Most Teams Measure Everything and Understand Nothing
Marketing reporting has no shortage of data.
Impressions, clicks, conversions, engagement rates, cost metrics, and dozens of platform-specific variations are readily available. Dashboards are filled with numbers, reports are shared regularly, and performance is reviewed across multiple channels.
On the surface, it appears comprehensive.
But more data does not create better understanding.
Many teams measure as much as possible without defining what actually matters. Metrics are tracked because they are available, not because they are meaningful. Reports become collections of data points rather than tools for decision-making.
This creates a false sense of clarity.
Performance may be improving in one area while declining in another, but without context, it is difficult to determine what is actually driving results. Teams may focus on high-level metrics like clicks or impressions without understanding how those metrics connect to business outcomes.
This leads to misalignment.
Decisions are made based on what is visible, not what is valuable. Efforts are optimized around surface-level performance instead of meaningful impact. Over time, reporting becomes routine rather than strategic.
The issue is not the amount of data available.
It is the lack of structure in how that data is prioritized and interpreted.
Effective reporting starts by identifying which metrics matter, why they matter, and how they connect to broader objectives. Without that clarity, data remains descriptive.
With it, data becomes actionable.
Reporting without action is just observation
Not All Metrics Carry Equal Value
Many marketing metrics are easy to access but difficult to interpret.
Impressions can indicate visibility, but they do not guarantee engagement. Clicks suggest interest, but they do not confirm intent. Even conversions, while valuable, may not reflect quality or long-term impact.
When all metrics are treated equally, reporting becomes diluted.
Teams may celebrate increases in activity-based metrics without understanding whether those changes contribute to actual business goals. This can lead to overinvestment in channels or tactics that appear successful but do not drive meaningful outcomes.
Effective reporting requires prioritization.
It focuses on the metrics that directly connect to objectives, while still using supporting metrics for context. This creates a clearer understanding of performance and reduces noise in decision-making.
Context Turns Metrics into Insight
Metrics on their own provide limited value.
A change in performance only becomes meaningful when it is placed in context. This includes understanding what changed, when it changed, and what factors may have influenced the outcome.
Without context, reporting becomes reactive.
Teams see fluctuations in data but struggle to explain them. This leads to assumptions rather than informed decisions, and optimization becomes inconsistent.
Structured reporting connects metrics to execution.
It considers how campaigns are structured, how messaging is aligned, and how different channels interact. This allows teams to interpret data more accurately and identify the factors driving performance.
Insight is not created by metrics alone.
It is created by understanding the story behind them.

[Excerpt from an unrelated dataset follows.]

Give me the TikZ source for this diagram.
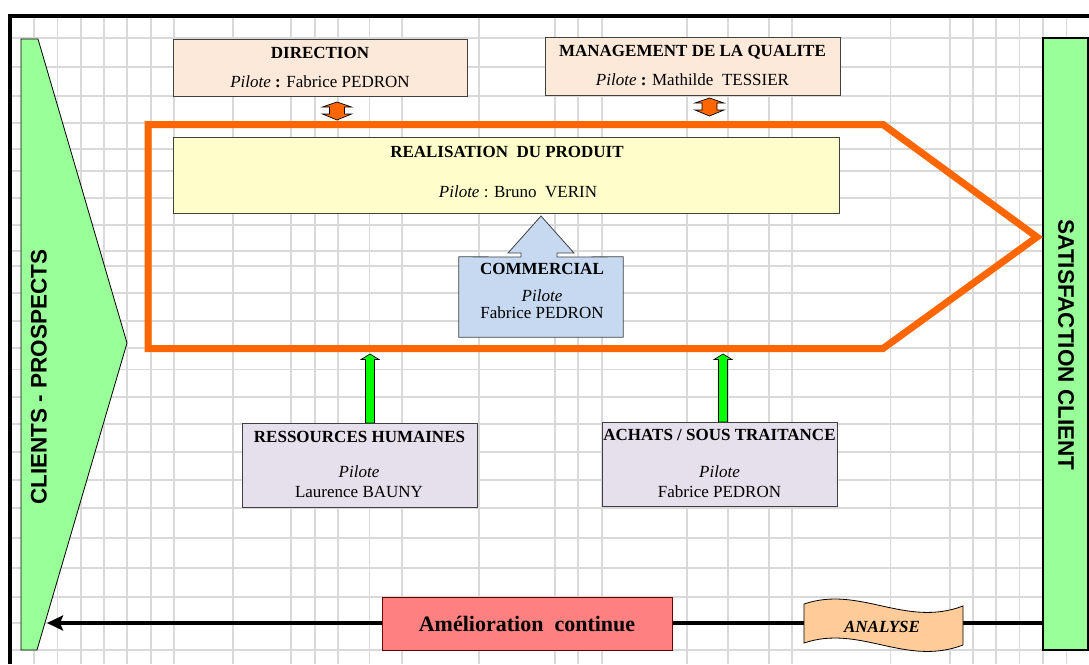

The Right Metrics Drive Better Decisions
The purpose of reporting is not to present data.
It is to guide decisions.
When the right metrics are prioritized, reporting becomes a tool for action. Teams can identify what is working, what is not, and what should be adjusted. This creates a direct connection between reporting and optimization.
Without this focus, reporting becomes passive.
Data is reviewed, but not applied. Performance is observed, but not improved. Over time, this limits growth and creates inefficiencies across campaigns.
The right metrics create clarity.
They align reporting with objectives, reduce noise, and provide a clear path forward. This is what transforms reporting from a routine activity into a strategic advantage.